Rock's ironic icon for women strikes a raw nerve at SFX
ALANIS Morissette, who appeared in concert at the SFX in Dublin last night, is the latest in a growing line of successful women in rock. And her quirky, mannered vocal style, combined with her edgy, brutally honest tunes, have struck a raw nerve in pop's collective psyche.
Her third album, Jagged Little Pill, is top of the charts in the US, and songs like Hand In My Pocket, You Oughta Know and You Learn have set the airwaves alight with their adult subject matter and measured, mature observations.
Amazing then to learn that the 21 year old singer from Ottawa began her career as a wannabe teenage Barbie doll. She released her first album at the age of 16 a collection of insipid dance pop tunes, and before she was old enough to vote, Alanis already seemed destined to be discarded by the pop industry and put out to pasture along with the Debbie Gibsons and Lena Zavaronis of this world.
After her second album, however, the young Morissette moved to Los Angeles and the transformation to intense, intelligent women's icon began. She signed to Madonna's Maverick label, which on the face of it might seem the perfect outlet for Morissette's sexually candid lyrics.

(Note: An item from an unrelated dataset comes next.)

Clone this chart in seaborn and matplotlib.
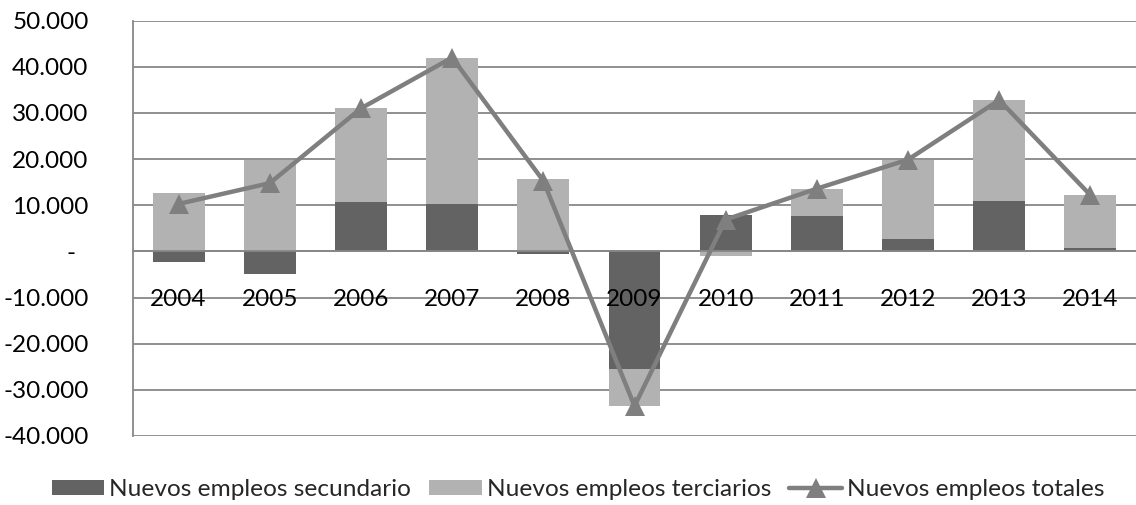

Alanis is no exhibitionist, however, and while Madonna might revel in the accoutrements of pain and pleasure, Morissette is more concerned with the hurt and heartache beneath the shiny sexual surface.
Madonna has cited "her honesty, her pain, her hopefulness" as three factors which attracted her to Morissette's music, and it seems the rest of the world likes what it hears too. Jagged Little Pill has already shifted about seven million copies, 50,000 of which have found Irish homes.
Last night's concert at the SFX sold out in one day, but Morissette returns to Dublin on July 14th to play the Point Depot, where she will distribute even more of those jagged, cathartic little pills to an eager, empathic audience.